**What you are asked to do:** In the listing below, find every line with the string "chart" and pull it out.

────────────────────────────────────────

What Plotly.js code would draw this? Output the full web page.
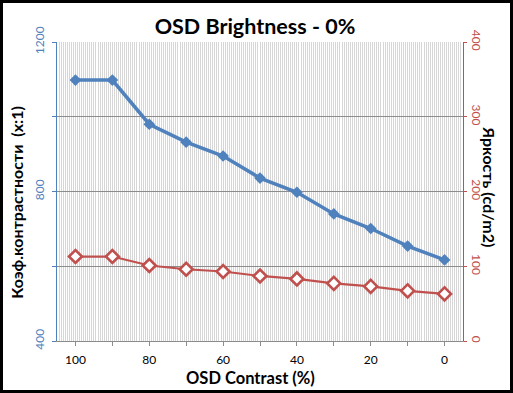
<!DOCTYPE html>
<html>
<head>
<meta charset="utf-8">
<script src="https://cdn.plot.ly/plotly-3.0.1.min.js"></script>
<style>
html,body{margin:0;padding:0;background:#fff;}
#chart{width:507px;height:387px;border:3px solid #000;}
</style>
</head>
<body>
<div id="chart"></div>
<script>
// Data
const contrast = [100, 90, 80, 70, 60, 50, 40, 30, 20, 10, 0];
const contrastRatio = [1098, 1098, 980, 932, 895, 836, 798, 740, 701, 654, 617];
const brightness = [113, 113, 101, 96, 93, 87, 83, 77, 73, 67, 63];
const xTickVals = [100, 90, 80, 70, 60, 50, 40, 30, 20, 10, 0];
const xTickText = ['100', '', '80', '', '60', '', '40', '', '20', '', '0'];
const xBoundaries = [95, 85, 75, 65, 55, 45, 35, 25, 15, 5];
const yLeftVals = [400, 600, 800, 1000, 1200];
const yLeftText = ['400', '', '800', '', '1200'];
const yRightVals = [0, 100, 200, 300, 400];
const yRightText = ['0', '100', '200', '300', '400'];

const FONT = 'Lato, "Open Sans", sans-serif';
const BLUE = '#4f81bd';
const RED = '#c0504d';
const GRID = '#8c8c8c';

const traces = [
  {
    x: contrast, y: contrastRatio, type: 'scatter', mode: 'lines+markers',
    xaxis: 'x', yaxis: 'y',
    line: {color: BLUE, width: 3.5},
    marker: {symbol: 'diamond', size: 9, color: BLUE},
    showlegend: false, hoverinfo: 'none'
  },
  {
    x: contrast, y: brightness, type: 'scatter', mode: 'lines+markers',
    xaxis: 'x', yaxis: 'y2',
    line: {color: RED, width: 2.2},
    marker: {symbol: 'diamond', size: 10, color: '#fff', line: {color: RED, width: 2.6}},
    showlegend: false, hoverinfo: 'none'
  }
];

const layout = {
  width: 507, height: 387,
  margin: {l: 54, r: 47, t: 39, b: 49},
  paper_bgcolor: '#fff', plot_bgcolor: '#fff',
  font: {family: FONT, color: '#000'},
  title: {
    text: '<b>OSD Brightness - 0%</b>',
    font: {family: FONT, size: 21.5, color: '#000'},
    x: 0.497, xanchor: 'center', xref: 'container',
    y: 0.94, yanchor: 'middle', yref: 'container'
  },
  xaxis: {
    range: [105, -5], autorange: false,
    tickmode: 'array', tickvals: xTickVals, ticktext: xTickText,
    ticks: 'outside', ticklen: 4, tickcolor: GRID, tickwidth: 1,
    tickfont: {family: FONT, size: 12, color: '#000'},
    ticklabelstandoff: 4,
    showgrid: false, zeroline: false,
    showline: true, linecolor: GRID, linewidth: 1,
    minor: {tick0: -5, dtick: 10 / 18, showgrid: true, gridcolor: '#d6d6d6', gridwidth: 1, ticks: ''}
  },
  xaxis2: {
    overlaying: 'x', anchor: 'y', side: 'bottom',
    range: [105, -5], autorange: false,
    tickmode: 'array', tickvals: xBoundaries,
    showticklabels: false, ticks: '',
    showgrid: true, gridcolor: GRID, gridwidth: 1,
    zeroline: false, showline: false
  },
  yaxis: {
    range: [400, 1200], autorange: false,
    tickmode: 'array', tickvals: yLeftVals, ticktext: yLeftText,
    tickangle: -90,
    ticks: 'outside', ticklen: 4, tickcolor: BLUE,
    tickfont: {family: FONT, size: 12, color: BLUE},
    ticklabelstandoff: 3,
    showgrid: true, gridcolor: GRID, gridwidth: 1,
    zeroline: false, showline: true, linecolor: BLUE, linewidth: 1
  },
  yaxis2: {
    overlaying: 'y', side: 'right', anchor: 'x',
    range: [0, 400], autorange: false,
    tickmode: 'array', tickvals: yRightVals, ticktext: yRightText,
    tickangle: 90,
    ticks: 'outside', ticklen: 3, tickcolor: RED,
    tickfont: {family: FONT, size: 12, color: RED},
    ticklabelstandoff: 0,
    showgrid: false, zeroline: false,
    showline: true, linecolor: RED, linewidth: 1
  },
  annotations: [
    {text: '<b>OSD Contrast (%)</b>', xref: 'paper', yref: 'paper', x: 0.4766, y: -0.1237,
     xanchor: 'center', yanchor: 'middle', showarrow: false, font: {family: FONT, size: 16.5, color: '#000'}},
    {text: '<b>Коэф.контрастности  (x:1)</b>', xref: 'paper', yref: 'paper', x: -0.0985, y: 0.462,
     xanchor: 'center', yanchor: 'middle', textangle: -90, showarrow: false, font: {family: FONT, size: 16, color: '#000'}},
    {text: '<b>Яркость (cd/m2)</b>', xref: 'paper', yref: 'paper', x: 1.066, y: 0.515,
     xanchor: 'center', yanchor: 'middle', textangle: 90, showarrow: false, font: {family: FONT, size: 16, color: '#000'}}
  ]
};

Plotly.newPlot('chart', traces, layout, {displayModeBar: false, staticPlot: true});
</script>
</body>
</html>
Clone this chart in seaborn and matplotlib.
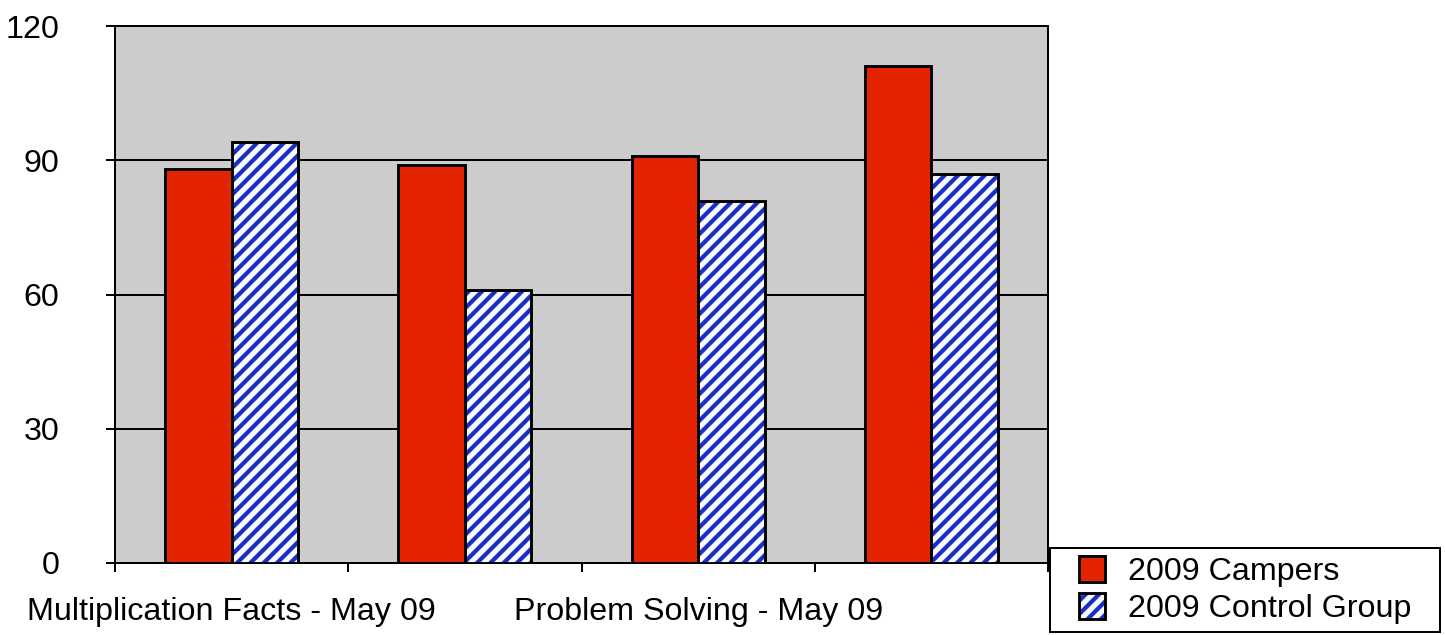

────────────────────────────────────────

**Solved problem:**
#chart{width:507px;height:387px;border:3px solid #000;}
<div id="chart"></div>
Plotly.newPlot('chart', traces, layout, {displayModeBar: false, staticPlot: true});
Clone this chart in seaborn and matplotlib.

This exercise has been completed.